Judgement day looms – again – for a controversial wind turbine proposed for a hilltop near Frogmore.
The plans, for a 34m turbine at Winslade Farm, have already been approved once by South Hams councillors, before being quashed after a resident brought a judicial review.
But the council’s development management committee looks set to reconsider the proposals, possibly as early as Wednesday, November 5.
An application was first received by South Hams Council last October. Many residents got in touch to share their views, with 50 people writing to object and 30 in support.
And although the planning officer in the case recommended refusal, citing an ‘unacceptable’ impact on the landscape, councillors on the development management committee approved it by five votes to three in May.
The family who owns Winslade Farm said they need the turbine to offset their £25,000-a-year electricity bill. The farm has a 250-strong dairy herd and 120 beef cattle.
But David Hayward, who lives close to the site, fought the decision by seeking a judicial review, initiating a process that could have left him with a £35,000 legal bill if he had been unsuccessful.
Mr Hayward said: ‘It wasn’t an easy decision because of the personal liability. But what I found interesting was that the level of support from across the South Hams was amazing, and people offered money for the case, which made it easier.’
The judicial review focused on four aspects of the council’s decision, which South Hams could fight or accept.
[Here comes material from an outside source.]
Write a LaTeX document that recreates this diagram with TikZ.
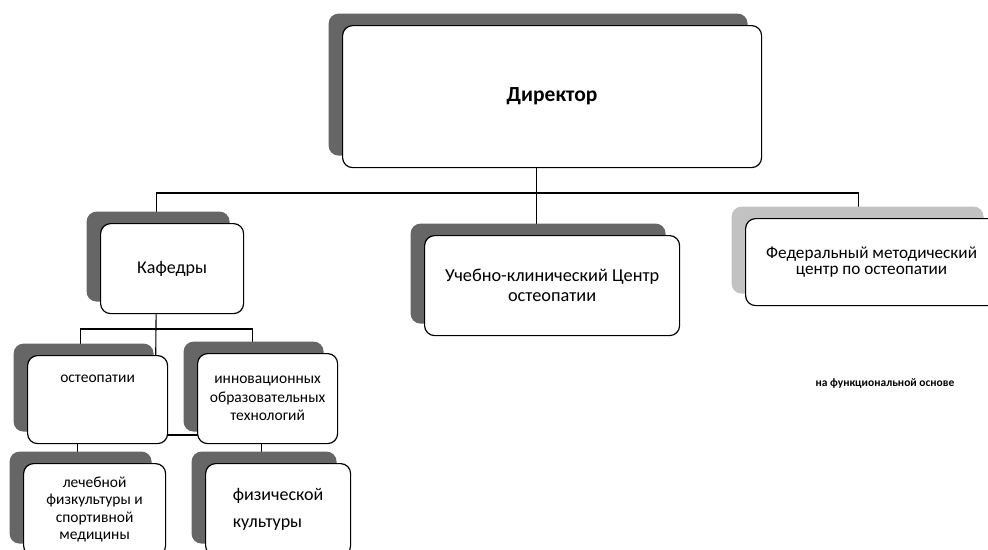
\documentclass[tikz,border=0pt]{standalone}
\usepackage{fontspec}
\setmainfont{Carlito}
\usetikzlibrary{shadows,backgrounds}
\definecolor{shadowdark}{gray}{0.40}
\definecolor{shadowlight}{gray}{0.76}
\tikzset{every picture/.style={line width=0.75pt}}
\tikzset{
  orgbox/.style={draw, line width=1.2pt, rounded corners=10pt, fill=white, anchor=north west,
    align=center, inner sep=2pt,
    drop shadow={shadow xshift=-14pt, shadow yshift=12pt, opacity=1, fill=#1}},
  orgbox/.default=shadowdark,
  link/.style={line width=1.1pt},
}

\begin{document}
\begin{tikzpicture}[x=1pt,y=1pt,yscale=-1,xscale=1]
    \useasboundingbox (0,0) rectangle (988,549);

    %Shape: Director
    \node[orgbox, minimum width=419, minimum height=142, font=\fontsize{21.5}{25}\selectfont\bfseries] (dir) at (342,25) {Директор};
    %Shape: second level
    \node[orgbox, minimum width=143, minimum height=90, font=\fontsize{18}{21}\selectfont] (kaf) at (100,223) {Кафедры};
    \node[orgbox, minimum width=255, minimum height=100, font=\fontsize{18.3}{20}\selectfont] (ukc) at (424,235) {Учебно-клинический Центр\\остеопатии};
    \node[orgbox=shadowlight, minimum width=252, minimum height=87, font=\fontsize{17.2}{16.5}\selectfont] (fed) at (745,218) {Федеральный методический\\центр по остеопатии};
    %Shape: departments
    \node[orgbox, minimum width=140, minimum height=88, font=\fontsize{15.5}{18}\selectfont] (ost) at (27,355) {остеопатии\\\strut\\\strut};
    \node[orgbox, minimum width=140, minimum height=90, font=\fontsize{15.5}{18.5}\selectfont] (inn) at (197,353) {инновационных\\образовательных\\технологий};
    \node[orgbox, minimum width=142, minimum height=92, font=\fontsize{15.5}{17.3}\selectfont] (lech) at (23,463) {лечебной\\физкультуры и\\спортивной\\медицины};
    \node[orgbox, minimum width=145, minimum height=92, align=left, font=\fontsize{18}{27}\selectfont] (fiz) at (205,463) {физической\\культуры};

    % Text Node
    \node[font=\fontsize{11.5}{13}\selectfont\bfseries] (note) at (885,383) {на функциональной основе};

    %Connectors
    \begin{scope}[on background layer]
    \coordinate (bus) at (535,193);
    \coordinate (kbus) at (155,329);
    \coordinate (lbus) at (155,435);
    \draw[link] ([xshift=-16pt]dir.south) -- ([xshift=-16pt]dir.south |- ukc.north);
    \draw[link] ([xshift=-16pt]kaf.north) |- (bus) -| ([xshift=-13pt]fed.north);
    \draw[link] ([xshift=-16pt]kaf.south) -- (lbus);
    \draw[link] ([xshift=-17pt]ost.north) |- (kbus) -| ([xshift=-15pt]inn.north);
    \draw[link] ([xshift=-17pt]lech.north) |- (lbus) -| ([xshift=-17pt]fiz.north);
    \end{scope}

\end{tikzpicture}
\end{document}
It chose the latter, and in August the High Court quashed the decision to allow the turbine because the council had failed to notify English Heritage of the proposal.
The application was opened for comments again, attracting 25 further objections and one letter of support.
Chillington resident Derek Weaving said: ‘People are attracted to the South Hams primarily because of its heritage and unspoilt beauty. Those of us who are privileged to live and work here have a duty to preserve what has taken centuries to develop. This isn’t an obligation that can be cast aside lightly to achieve a short-term commercial advantage.
‘Expert analysis shows that over 90 per cent of Chillington residents would have a clear view of the turbine and over half would see the whole structure. The situation in East and West Charleton would be little better. On a clear day the turbine would be visible in its hilltop position from as far away as Salcombe.’
Mr Hayward said: ‘The challenge is to understand why approval was given in the first place. There’s tremendous support against it and I can’t understand why, if it goes before the development management committee again, it should be approved. Is the development management committee really representing what people are telling them?’
A South Hams spokesman said: ‘While there’s no requirement for English Heritage to have been consulted, there is a formal requirement for notification of the application to have been given in this instance. This wasn’t done and the council has agreed that it erred in this respect.
‘The decision was quashed on the technicality of not notifying English Heritage and not the planning considerations. There would be no change of view on the merits of decisions made on other turbine applications.
‘The council has been ordered by the court to pay partial costs to Mr Hayward and agreement of the amount is currently under discussion with Mr Hayward’s solicitors.’